REV. JESSE JACKSON: You know, we saw some of this in the character assassination of [inaudible] and Van Jones and ACORN. This idea of using the media to racially target people to make a political point really is a kind of new low. And the White House, of course, is wrong in overreacting and not affording her due process. As she stopped on the highway, she was feeling the pain of character assassination. She was being disrupted and discredited and destroyed. But she had the will, because she is a freedom fighter fighting back. And once America saw her story, America turned in a very different direction.

And I think beyond her story is the Spooner story, for here you have a case where black and white found common ground. That’s why I said that at some point here that President Obama invite the Sherrod family and Spooner family to the White House, because they represent, to me, an even more compelling story than the Gates-Crowley dialogue that took place some months back.
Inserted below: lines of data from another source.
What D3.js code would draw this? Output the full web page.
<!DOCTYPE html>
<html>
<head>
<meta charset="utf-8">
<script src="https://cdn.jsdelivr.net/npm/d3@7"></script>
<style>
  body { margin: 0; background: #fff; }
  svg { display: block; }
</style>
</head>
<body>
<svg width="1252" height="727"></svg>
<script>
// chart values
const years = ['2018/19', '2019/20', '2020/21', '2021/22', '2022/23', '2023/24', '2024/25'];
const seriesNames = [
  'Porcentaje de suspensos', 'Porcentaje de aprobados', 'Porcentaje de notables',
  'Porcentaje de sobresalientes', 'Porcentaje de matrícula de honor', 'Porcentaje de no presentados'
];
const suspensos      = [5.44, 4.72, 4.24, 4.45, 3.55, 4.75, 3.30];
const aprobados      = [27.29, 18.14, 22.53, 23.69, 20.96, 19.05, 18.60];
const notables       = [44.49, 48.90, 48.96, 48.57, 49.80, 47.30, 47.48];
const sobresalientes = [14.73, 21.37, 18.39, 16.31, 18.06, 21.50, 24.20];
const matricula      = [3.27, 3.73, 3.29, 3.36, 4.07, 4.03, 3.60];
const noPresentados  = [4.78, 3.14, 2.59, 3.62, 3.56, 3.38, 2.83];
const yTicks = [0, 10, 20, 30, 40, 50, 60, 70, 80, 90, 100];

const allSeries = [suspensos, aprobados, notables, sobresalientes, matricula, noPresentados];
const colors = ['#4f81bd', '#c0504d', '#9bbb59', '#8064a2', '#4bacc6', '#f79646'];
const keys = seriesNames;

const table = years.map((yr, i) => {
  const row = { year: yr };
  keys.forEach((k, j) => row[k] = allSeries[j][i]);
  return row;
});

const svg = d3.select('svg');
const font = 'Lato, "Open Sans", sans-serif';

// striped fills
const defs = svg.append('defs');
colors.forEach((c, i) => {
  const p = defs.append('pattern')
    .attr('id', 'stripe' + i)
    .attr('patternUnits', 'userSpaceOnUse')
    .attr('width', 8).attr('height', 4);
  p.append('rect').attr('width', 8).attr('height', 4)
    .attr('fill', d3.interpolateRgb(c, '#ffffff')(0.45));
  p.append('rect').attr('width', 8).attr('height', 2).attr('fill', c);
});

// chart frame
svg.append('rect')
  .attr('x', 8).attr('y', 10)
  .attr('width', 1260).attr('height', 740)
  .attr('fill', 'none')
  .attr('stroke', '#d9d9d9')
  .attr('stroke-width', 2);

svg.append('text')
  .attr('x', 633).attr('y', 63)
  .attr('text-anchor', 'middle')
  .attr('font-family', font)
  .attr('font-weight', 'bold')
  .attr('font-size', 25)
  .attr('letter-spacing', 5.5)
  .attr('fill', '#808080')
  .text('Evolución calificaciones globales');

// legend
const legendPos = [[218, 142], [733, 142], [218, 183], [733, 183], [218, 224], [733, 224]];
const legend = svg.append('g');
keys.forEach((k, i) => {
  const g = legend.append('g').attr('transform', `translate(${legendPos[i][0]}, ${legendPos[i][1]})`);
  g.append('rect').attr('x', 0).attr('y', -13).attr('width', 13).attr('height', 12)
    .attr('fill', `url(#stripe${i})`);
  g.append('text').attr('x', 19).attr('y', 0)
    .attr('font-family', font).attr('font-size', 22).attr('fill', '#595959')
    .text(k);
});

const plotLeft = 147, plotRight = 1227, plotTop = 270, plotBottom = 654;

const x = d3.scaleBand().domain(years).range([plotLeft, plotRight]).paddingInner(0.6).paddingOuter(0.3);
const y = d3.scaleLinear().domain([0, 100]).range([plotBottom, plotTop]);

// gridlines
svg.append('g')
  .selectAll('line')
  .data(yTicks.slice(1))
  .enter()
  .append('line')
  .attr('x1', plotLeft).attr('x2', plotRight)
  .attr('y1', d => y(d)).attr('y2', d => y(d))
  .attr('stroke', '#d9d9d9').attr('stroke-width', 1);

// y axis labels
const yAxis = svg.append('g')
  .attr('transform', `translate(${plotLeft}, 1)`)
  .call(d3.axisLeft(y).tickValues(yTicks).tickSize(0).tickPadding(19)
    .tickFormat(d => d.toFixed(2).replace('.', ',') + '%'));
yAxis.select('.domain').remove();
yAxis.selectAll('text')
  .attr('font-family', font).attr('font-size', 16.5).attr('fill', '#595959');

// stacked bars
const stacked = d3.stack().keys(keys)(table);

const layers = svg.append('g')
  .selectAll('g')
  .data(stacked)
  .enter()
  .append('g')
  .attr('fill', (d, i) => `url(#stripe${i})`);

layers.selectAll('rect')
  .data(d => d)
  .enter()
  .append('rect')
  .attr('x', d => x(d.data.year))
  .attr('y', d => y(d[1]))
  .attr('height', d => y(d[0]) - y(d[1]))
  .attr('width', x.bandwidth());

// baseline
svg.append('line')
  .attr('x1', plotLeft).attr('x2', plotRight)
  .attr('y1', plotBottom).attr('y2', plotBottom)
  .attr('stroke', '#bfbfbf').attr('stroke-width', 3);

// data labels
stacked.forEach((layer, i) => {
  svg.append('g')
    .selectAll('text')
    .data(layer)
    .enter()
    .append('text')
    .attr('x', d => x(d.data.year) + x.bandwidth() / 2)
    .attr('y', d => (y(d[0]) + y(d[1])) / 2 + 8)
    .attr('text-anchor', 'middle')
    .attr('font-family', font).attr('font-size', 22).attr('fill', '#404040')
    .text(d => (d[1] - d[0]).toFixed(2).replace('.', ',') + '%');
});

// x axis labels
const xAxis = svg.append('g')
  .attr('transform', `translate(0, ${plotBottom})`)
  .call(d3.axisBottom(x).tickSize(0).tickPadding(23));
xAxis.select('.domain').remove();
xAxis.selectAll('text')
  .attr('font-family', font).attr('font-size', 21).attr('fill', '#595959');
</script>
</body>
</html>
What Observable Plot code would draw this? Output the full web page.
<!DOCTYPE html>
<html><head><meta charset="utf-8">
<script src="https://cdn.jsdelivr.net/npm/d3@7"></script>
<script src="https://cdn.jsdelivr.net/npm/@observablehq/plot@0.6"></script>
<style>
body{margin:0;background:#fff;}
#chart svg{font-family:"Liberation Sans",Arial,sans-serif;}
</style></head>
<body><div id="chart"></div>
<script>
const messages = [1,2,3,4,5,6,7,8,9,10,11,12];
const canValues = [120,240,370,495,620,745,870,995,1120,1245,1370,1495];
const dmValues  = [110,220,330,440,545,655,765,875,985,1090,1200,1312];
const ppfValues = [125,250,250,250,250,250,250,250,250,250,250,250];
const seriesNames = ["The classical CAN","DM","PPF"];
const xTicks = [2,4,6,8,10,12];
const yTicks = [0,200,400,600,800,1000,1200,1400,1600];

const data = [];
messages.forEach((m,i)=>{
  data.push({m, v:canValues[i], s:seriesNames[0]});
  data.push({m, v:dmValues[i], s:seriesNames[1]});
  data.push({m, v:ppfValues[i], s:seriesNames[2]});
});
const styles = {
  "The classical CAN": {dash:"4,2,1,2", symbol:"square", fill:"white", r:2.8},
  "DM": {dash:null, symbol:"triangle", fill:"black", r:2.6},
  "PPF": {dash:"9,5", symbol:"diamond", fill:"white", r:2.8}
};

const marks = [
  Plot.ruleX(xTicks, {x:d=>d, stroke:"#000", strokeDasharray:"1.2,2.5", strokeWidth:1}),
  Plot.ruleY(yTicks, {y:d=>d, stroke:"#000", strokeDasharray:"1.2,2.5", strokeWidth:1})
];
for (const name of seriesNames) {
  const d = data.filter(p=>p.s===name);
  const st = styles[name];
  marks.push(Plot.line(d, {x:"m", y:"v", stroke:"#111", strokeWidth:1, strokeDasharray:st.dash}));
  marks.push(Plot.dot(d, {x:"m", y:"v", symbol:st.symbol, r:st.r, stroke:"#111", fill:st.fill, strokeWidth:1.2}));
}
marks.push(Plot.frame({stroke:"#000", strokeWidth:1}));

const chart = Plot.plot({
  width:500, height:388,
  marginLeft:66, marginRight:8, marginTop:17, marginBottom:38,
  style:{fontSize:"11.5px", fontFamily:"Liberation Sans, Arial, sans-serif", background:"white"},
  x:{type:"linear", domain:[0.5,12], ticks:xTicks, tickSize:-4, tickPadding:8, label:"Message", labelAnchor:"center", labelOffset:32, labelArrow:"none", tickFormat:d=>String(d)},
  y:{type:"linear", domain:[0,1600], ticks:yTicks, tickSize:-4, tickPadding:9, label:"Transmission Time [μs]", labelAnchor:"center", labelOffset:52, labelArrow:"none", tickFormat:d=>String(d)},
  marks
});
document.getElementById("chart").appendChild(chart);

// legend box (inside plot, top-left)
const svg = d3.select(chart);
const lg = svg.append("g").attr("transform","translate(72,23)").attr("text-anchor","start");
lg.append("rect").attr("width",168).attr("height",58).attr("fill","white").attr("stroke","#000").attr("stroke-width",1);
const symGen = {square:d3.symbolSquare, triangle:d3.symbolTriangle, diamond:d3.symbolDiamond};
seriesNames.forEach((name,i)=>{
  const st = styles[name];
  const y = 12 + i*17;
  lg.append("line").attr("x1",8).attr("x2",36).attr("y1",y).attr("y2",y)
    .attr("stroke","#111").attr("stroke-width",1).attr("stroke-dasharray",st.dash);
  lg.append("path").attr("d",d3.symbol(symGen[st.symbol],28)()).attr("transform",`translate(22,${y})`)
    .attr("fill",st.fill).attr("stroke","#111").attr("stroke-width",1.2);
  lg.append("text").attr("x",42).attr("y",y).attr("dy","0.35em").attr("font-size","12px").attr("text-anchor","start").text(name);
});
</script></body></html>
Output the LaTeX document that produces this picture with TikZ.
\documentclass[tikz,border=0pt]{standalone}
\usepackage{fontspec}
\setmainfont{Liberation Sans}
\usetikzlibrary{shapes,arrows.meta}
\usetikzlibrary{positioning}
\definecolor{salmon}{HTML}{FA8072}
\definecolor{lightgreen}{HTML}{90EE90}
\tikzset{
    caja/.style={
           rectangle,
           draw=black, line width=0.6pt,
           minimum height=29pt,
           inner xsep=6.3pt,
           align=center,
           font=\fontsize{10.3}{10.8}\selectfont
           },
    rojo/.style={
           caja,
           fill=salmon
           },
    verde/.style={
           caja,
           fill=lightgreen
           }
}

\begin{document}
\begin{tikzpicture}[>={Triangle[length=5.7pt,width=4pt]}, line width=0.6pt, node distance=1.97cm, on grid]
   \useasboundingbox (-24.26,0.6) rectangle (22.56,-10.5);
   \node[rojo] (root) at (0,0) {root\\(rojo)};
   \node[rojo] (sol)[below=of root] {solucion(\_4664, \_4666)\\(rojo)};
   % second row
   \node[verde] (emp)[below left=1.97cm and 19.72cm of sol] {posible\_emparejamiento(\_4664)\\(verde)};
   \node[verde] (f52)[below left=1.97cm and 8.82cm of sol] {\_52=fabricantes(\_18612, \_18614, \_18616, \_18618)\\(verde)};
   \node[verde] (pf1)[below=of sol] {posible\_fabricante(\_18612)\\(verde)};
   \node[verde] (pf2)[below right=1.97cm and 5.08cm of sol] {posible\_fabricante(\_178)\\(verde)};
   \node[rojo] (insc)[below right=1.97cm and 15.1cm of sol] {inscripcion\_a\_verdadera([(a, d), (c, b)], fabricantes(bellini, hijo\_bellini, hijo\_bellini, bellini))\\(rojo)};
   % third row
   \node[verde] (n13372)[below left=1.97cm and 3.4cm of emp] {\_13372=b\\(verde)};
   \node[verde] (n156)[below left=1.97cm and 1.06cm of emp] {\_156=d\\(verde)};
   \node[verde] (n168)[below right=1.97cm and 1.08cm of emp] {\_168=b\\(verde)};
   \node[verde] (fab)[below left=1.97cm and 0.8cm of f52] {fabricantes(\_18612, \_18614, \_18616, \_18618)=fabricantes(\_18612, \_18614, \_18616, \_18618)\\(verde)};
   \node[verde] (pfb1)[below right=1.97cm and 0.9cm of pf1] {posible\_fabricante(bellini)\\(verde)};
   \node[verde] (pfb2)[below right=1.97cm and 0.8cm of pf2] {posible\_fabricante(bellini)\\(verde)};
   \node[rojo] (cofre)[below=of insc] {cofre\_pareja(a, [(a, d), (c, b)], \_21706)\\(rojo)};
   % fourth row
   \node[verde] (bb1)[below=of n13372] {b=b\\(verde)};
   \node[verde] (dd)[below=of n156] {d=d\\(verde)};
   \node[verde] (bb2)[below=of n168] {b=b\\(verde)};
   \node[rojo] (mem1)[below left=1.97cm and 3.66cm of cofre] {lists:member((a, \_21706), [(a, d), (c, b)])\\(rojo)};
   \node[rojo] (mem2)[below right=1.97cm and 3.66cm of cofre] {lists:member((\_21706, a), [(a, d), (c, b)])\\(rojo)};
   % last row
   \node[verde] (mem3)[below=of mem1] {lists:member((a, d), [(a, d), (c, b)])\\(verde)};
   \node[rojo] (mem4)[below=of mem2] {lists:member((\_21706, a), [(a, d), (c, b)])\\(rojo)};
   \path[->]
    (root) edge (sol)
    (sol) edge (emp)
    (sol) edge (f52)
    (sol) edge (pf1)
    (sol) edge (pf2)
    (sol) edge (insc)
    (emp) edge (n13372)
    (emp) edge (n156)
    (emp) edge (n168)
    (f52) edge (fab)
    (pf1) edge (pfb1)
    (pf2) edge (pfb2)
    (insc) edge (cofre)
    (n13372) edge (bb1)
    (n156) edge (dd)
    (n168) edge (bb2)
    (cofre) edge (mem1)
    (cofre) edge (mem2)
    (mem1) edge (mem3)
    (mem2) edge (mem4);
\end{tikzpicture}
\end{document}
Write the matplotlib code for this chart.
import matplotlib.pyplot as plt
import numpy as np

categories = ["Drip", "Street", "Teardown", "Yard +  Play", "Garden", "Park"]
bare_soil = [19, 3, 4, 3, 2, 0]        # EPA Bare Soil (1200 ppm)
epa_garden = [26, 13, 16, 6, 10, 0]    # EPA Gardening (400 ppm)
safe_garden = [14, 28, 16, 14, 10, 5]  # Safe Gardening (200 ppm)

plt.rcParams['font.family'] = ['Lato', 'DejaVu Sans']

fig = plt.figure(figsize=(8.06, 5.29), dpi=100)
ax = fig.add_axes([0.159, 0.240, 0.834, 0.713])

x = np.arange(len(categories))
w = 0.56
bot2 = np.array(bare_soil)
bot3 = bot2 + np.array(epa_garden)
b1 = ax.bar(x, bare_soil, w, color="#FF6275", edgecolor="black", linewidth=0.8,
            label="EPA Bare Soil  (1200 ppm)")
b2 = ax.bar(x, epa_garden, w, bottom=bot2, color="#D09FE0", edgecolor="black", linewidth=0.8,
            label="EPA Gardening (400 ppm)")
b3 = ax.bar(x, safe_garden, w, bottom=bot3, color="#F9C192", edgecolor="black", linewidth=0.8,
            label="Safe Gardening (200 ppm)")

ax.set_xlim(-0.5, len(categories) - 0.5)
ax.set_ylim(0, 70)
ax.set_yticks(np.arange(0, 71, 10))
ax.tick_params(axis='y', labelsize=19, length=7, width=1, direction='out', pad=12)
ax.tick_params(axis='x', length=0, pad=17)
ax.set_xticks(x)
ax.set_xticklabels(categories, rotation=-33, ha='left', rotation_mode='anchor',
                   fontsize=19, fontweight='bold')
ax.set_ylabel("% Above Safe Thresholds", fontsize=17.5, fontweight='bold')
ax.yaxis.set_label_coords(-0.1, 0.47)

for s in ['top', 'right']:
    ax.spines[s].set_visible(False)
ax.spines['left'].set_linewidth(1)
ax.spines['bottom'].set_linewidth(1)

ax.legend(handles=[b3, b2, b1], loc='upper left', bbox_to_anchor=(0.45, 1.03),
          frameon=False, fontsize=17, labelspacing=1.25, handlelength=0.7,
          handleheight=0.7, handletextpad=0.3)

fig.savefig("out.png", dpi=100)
It shows people are working to overcome. And the White House — it raises the next question that now, because race remains such a hypersensitive issue, we must now look at the broader picture. Today, we are facing unenforced and unfunded civil rights law. So while we have the joy of President Barack Obama and these athletic heroes on the field, the reality is blacks are number one in infant mortality, number one in short life expectancy, number one in poverty, lack of blacks in the Capitol, industry, technology and deal flow. Blacks are about three times the national average in unemployment. It’s a great moment not just to dialogue about the racial disparity, but a chance to invest and do something about it.

AMY GOODMAN: Would you — if Shirley Sherrod was asking your opinion on whether she should now take this new job at the Department of Agriculture, would you advise that she should?

REV. JESSE JACKSON: Well, I would advise that she take the job, because I think she can use this moment to be an even higher level of educator. It’s not unusual for us to have picketed theaters one day and then, a few months later, be an employee at that theater. To march for the right to vote and be bloodied, that doesn’t mean you don’t vote. You turn that moment of pain into a moment of power. And so, she would be a most credible source to deal with — I talked with Secretary Vilsack yesterday, and he was trying to describe what this position might look like, some kind of outreach, some connection between farmers in the rural area, black and white and brown. She has credibility on all sides. She would be an excellent government representative in this agricultural area. And the Department, itself, of Agriculture has such a long history of racial oppression. And that’s why you have these huge lawsuits, including the black farmers, now facing it. So I think she would be a great face of redemption on our quest for racial and gender justice and equality.

AMY GOODMAN: Reverend Jesse Jackson, I want to thank you very much for joining us from Chicago, the Rainbow/PUSH Coalition.